Dr Éamon Lankford
Éamon Lankford, whose parents Séamus Lankford and Siobhán Creedon -Lankford were cultural nationalists, grew up in an Irish speaking household in the north side of Cork city. He was educated at Blackpool Primary School and An Mhodh Scoil, Corcaigh and thereafter at De La Salle College, Waterford. He pursued a B.A. degree and H.Dip. in Ed. at University College Cork. He worked as Area Manager for Gael Linn in Counties Cork , and Kerry in the 1960s, organising cultural activities throughout Munster, such as Gaeltacht Scholarship programmes, Irish Language school debates, Irish courses and Slógadh competitions.
He taught Irish, Geography and History for a few years at Scoil Éanna, Grand Parade and subsequently for 33 years at Mount Mercy College, Model Farm Road.

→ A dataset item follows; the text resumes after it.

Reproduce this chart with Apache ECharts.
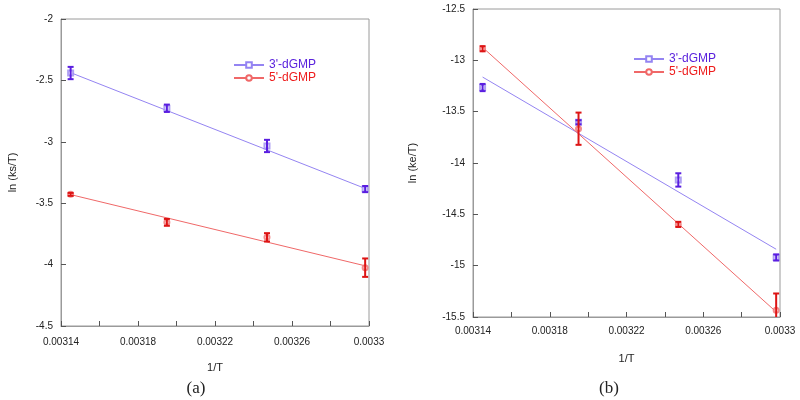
<!DOCTYPE html>
<html>
<head>
<meta charset="utf-8">
<script src="https://cdn.jsdelivr.net/npm/echarts@6/dist/echarts.min.js"></script>
<style>html,body{margin:0;padding:0;background:#fff}#c{width:800px;height:400px}</style>
</head>
<body>
<div id="c"></div>
<script>
// ---- data ----
const invT = [0.003145, 0.003195, 0.003247, 0.003298];
const fitX = [0.003145, 0.003298];
const seriesNames = ["3'-dGMP", "5'-dGMP"];
const xTicks = ["0.00314", "0.00318", "0.00322", "0.00326", "0.0033"];

// (a) ln(ks/T)
const a3 = [-2.44, -2.727, -3.034, -3.385];
const a3err = [0.05, 0.03, 0.05, 0.025];
const a5 = [-3.428, -3.656, -3.778, -4.025];
const a5err = [0.012, 0.028, 0.034, 0.075];
const a3fit = [-2.437, -3.38];
const a5fit = [-3.43, -4.01];

// (b) ln(ke/T)
const b3 = [-13.265, -13.603, -14.165, -14.92];
const b3err = [0.035, 0.02, 0.065, 0.03];
const b5 = [-12.887, -13.666, -14.598, -15.434];
const b5err = [0.025, 0.157, 0.025, 0.163];
const b3fit = [-13.163, -14.84];
const b5fit = [-12.874, -15.45];

// ---- styles ----
const C3line = '#9484f2', C3bar = '#5a1ee0', C3mark = '#9a88f0', C3text = '#5a22dd';
const C5line = '#f06868', C5bar = '#dd1414', C5mark = '#f07070', C5text = '#ee1c1c';
const AX = '#9a9a9a';
const FONT = 'Liberation Sans, Arial, sans-serif';

const pts = (ys) => ys.map((y, i) => [invT[i], y]);
const errPts = (ys, es) => ys.map((y, i) => [invT[i], y, es[i]]);
const fitPts = (ys) => ys.map((y, i) => [fitX[i], y]);

function xAxis(gi) {
  return {
    type: 'value', gridIndex: gi, min: 0.00314, max: 0.0033, interval: 0.00002,
    name: '1/T', nameLocation: 'middle', nameGap: 36,
    nameTextStyle: { fontFamily: FONT, fontSize: 11, color: '#222' },
    axisLine: { show: true, lineStyle: { color: AX, width: 1 } },
    axisTick: { show: true, inside: true, length: 5, lineStyle: { color: '#555' } },
    splitLine: { show: false },
    axisLabel: {
      interval: 0, margin: gi === 0 ? 11 : 9, fontFamily: FONT, fontSize: 10, color: '#222',
      formatter: (v) => {
        const k = Math.round((v - 0.00314) / 0.00002);
        return k % 2 === 0 ? xTicks[k / 2] : '';
      }
    }
  };
}
function yAxis(gi, min, max, name, gap) {
  return {
    type: 'value', gridIndex: gi, min: min, max: max, interval: 0.5,
    name: name, nameLocation: 'middle', nameGap: gap, nameRotate: 90,
    nameTextStyle: { fontFamily: FONT, fontSize: 11, color: '#222' },
    axisLine: { show: true, lineStyle: { color: AX, width: 1 } },
    axisTick: { show: true, inside: true, length: 5, lineStyle: { color: '#555' } },
    splitLine: { show: false },
    axisLabel: { margin: 8, fontFamily: FONT, fontSize: 10, color: '#222' }
  };
}
function errSeries(gi, data, color) {
  return {
    type: 'custom', xAxisIndex: gi, yAxisIndex: gi, data: data, clip: true, z: 5, silent: true,
    renderItem: (params, api) => {
      const x = api.value(0), y = api.value(1), e = api.value(2);
      const top = api.coord([x, y + e]), bot = api.coord([x, y - e]);
      const h = 3;
      const st = { stroke: color, lineWidth: 2 };
      return {
        type: 'group', children: [
          { type: 'line', shape: { x1: top[0], y1: top[1], x2: bot[0], y2: bot[1] }, style: st },
          { type: 'line', shape: { x1: top[0] - h, y1: top[1], x2: top[0] + h, y2: top[1] }, style: st },
          { type: 'line', shape: { x1: bot[0] - h, y1: bot[1], x2: bot[0] + h, y2: bot[1] }, style: st }
        ]
      };
    }
  };
}
function markSeries(gi, data, symbol, color) {
  return {
    type: 'scatter', name: 'pts' + gi + symbol, xAxisIndex: gi, yAxisIndex: gi, data: data,
    symbol: symbol, symbolSize: 5, itemStyle: { color: color, borderWidth: 1 }, z: 4, silent: true
  };
}
function fitSeries(gi, name, data, color, symbol) {
  return {
    type: 'line', name: name, xAxisIndex: gi, yAxisIndex: gi, data: data,
    symbol: symbol, showSymbol: false, symbolSize: 5,
    lineStyle: { color: color, width: 1 }, itemStyle: { color: color }, z: 3, silent: true
  };
}
function legend(left, top) {
  return {
    left: left, top: top, orient: 'vertical', itemWidth: 30, itemHeight: 7, itemGap: 0,
    padding: 0, selectedMode: false,
    textStyle: { fontFamily: FONT, fontSize: 12, lineHeight: 13 },
    itemStyle: { borderWidth: 1 },
    data: [
      { name: seriesNames[0], textStyle: { color: C3text } },
      { name: seriesNames[1], textStyle: { color: C5text } }
    ]
  };
}

const chart = echarts.init(document.getElementById('c'), null, { renderer: 'canvas' });
chart.setOption({
  animation: false,
  backgroundColor: '#fff',
  title: [
    { text: '(a)', left: 191, top: 375, textAlign: 'center',
      textStyle: { fontFamily: 'Liberation Serif, Times New Roman, serif', fontSize: 17, fontWeight: 'normal', color: '#222' } },
    { text: '(b)', left: 604, top: 375, textAlign: 'center',
      textStyle: { fontFamily: 'Liberation Serif, Times New Roman, serif', fontSize: 17, fontWeight: 'normal', color: '#222' } }
  ],
  legend: [legend(233, 58.5), legend(633, 52.5)],
  grid: [
    { left: 61, top: 19, width: 308, height: 307, show: true, borderColor: AX, borderWidth: 1, containLabel: false },
    { left: 473, top: 9, width: 307, height: 308, show: true, borderColor: AX, borderWidth: 1, containLabel: false }
  ],
  xAxis: [xAxis(0), xAxis(1)],
  yAxis: [yAxis(0, -4.5, -2, 'ln (ks/T)', 43), yAxis(1, -15.5, -12.5, 'ln (ke/T)', 55)],
  series: [
    fitSeries(0, seriesNames[0], fitPts(a3fit), C3line, 'emptyRect'),
    fitSeries(0, seriesNames[1], fitPts(a5fit), C5line, 'emptyCircle'),
    fitSeries(1, seriesNames[0], fitPts(b3fit), C3line, 'emptyRect'),
    fitSeries(1, seriesNames[1], fitPts(b5fit), C5line, 'emptyCircle'),
    markSeries(0, pts(a3), 'emptyRect', C3mark),
    markSeries(0, pts(a5), 'emptyCircle', C5mark),
    markSeries(1, pts(b3), 'emptyRect', C3mark),
    markSeries(1, pts(b5), 'emptyCircle', C5mark),
    errSeries(0, errPts(a3, a3err), C3bar),
    errSeries(0, errPts(a5, a5err), C5bar),
    errSeries(1, errPts(b3, b3err), C3bar),
    errSeries(1, errPts(b5, b5err), C5bar)
  ]
});
</script>
</body>
</html>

Éamon was a cofounder/director of Áras na Díge, the Irish Language Centre at Dyke Parade, Cork. In 1981, with the late Pádraig Ó Maidín, Cork County Librarian, he set up Cape Clear Museum Society with the objective of developing a museum and heritage centre on the island. That work came to fruition in 1986 with the official opening of the centre that now houses an extensive collection of folk and maritime artefacts and is home to Cartlann Chléire / Cape Clear Island Archive – a work still in progress.
Éamon became aware of the significance of placenames as a repository of the Irish language during his early visits to Gaeltacht Corca Dhuibhne in his teenage years. From 1976 his summers were spent with his family on Cape Clear, where he soon began recording island placenames and other lore from the older islanders. The significance of this work, which continued over many years, has been recognised by NUI Maynooth who awarded Éamon a doctorate in 1996. His doctoral thesis has since been published as An Logainmníocht in Oileán Cléire (2012).

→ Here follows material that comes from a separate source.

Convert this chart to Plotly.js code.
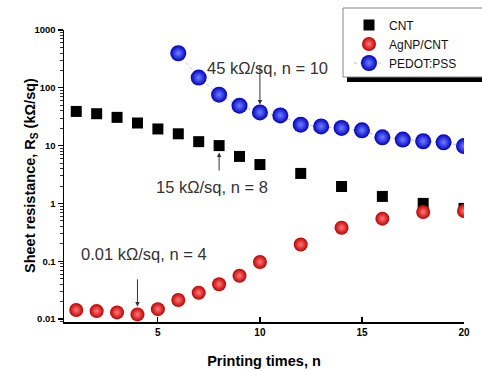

His experience with the island project heightened his awareness of the decline in the use of minor placenames and the danger of their being lost with the demise of the older generation and the reconfiguration of the landscape due to development. Having by then
established a methodology for the collection and mapping of minor placenames he extended his project to encompass the other offshore islands and the West Cork mainland. The enthusiasm he met with among the people of those areas led him to set up the Cork Place Names Survey in 1995. This project undertook the collection and mapping of the minor placenames of the entire City and County of Cork. Groups of young people on various state funded training initiatives worked on the project under Éamon’s voluntary direction over 13 years. In 2008, the Cork Place Names Survey was brought to a conclusion when the former Uachtarán na hÉireann, Mary McAleese launched the 130 volume Cartlann Logainmníochta Chorcaí/ Cork Place Names Archive which was, along with some 90 archive boxes of fieldwork documentation, was then handed over to Cork County Library.
Cork City and County Archive at Séamus Murphy Building, Blackpool holds a considerable volume of material -historical, maritime, commercial, and Irish language, – salvaged and catalogued by Éamon over many years.

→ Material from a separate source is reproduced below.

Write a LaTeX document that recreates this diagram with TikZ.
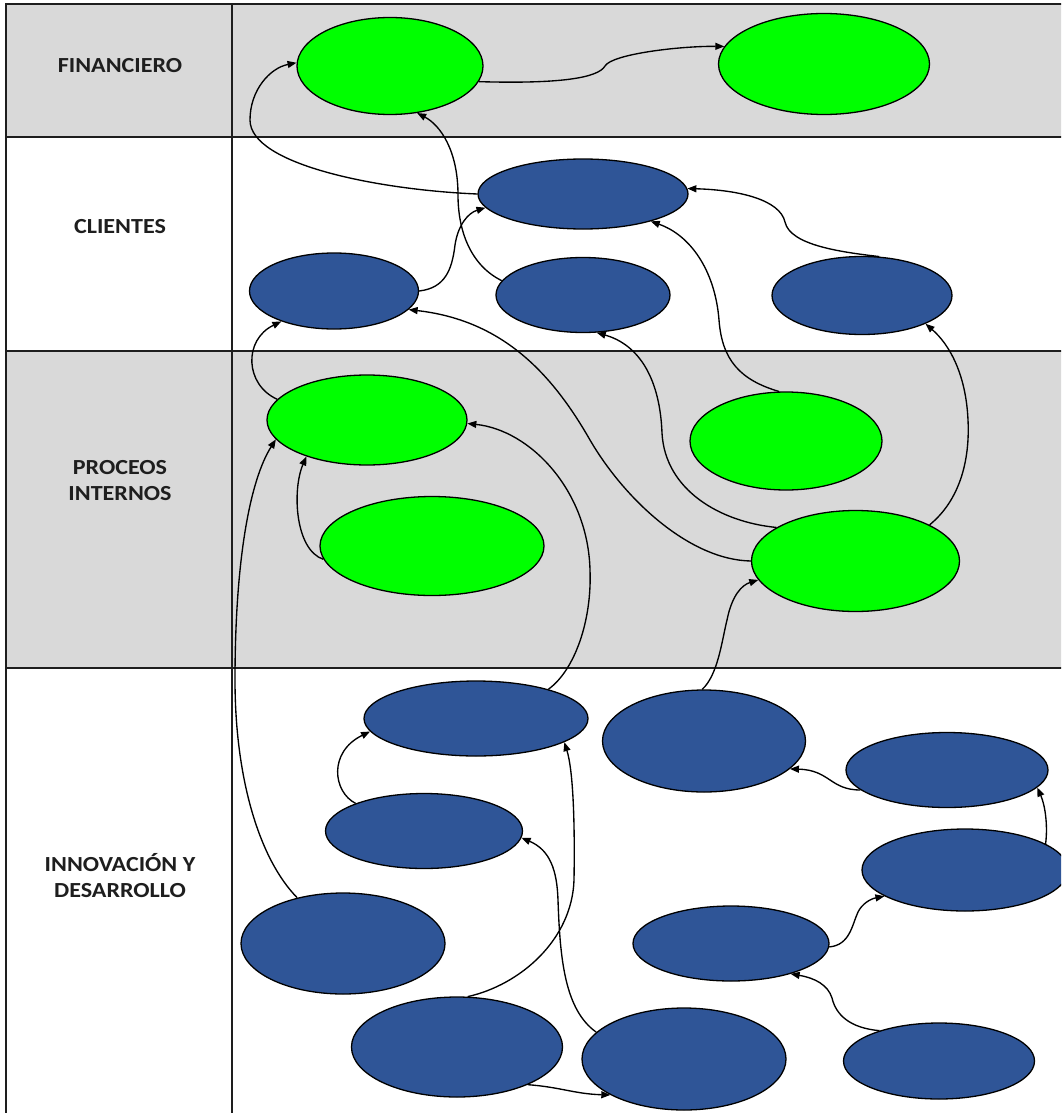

He has been a voluntary member of Cork County Council’s Strategic Policy Committee for Arts, Culture and Languages since 2004 and has made a significant contribution to policy documents relating to the Council’s placenaming policy and other cultural aspects of their work. In 2007, as a member of the policy committee he initiated and co-ordinated a collaboration between Roinn na Gaeilge, UCC Cork County Council and Radio na Gaeltachta to commemorate the Cork Irish language poet Seán Ó Riordáin. A series of eight lectures on the poet’s life and work was delivered by university scholars at Cork County Hall and at An Chultúrlann, Baile Bhúirne and were broadcast by Radio na Gaeltachta. The collection was subsequently edited by Máiréad Ní Loingsigh of Roinn na Gaeilge, UCC and published by Cló Iar-Chonnachta. As part of the 1916 Rising Centenary Commemoration he organised a Remembrance Ceremony and mounted an exhibition at Cape Clear on O’Donovan Rossa’s engagement with the islanders during famine times on the island in 1863. As part of the same commemoration he edited and published a collection of poems by the island poet John K. Cotter who participated in the taking ashore of guns from the Asgard in 1914.
He advanced proposals and successfully lobbied UCC’s Roinn na Gaeilge to have the study of Irish placenames become a module of study for students taking Irish as a subject to degree level at University College Cork. The module is now a popular choice for second year students at the college.
Éamon has lectured throughout Cork and Kerry and internationally on the significance of collecting and mapping local placename heritage. He has had articles published in numerous journals. Among his publications are: Cape Clear Island, Its People and Landscape (1999); Naomh Ciarán, Pilgrim Islander (2000); Bealach Oidhreachta Chléire/ Cape Clear Heritage Guide (2003); Fastnet: An Charraig Aonair (2004); O Driscolls, Past and Present (2005); An Logainmníocht in Oileán Cléire (2012); Ó Charraig Aonair go Droichead Dóinneach/ From Fastnet Sound to Blackwater Bridge , Poems by John K. Cotter (2016) edited by Éamon Lankford.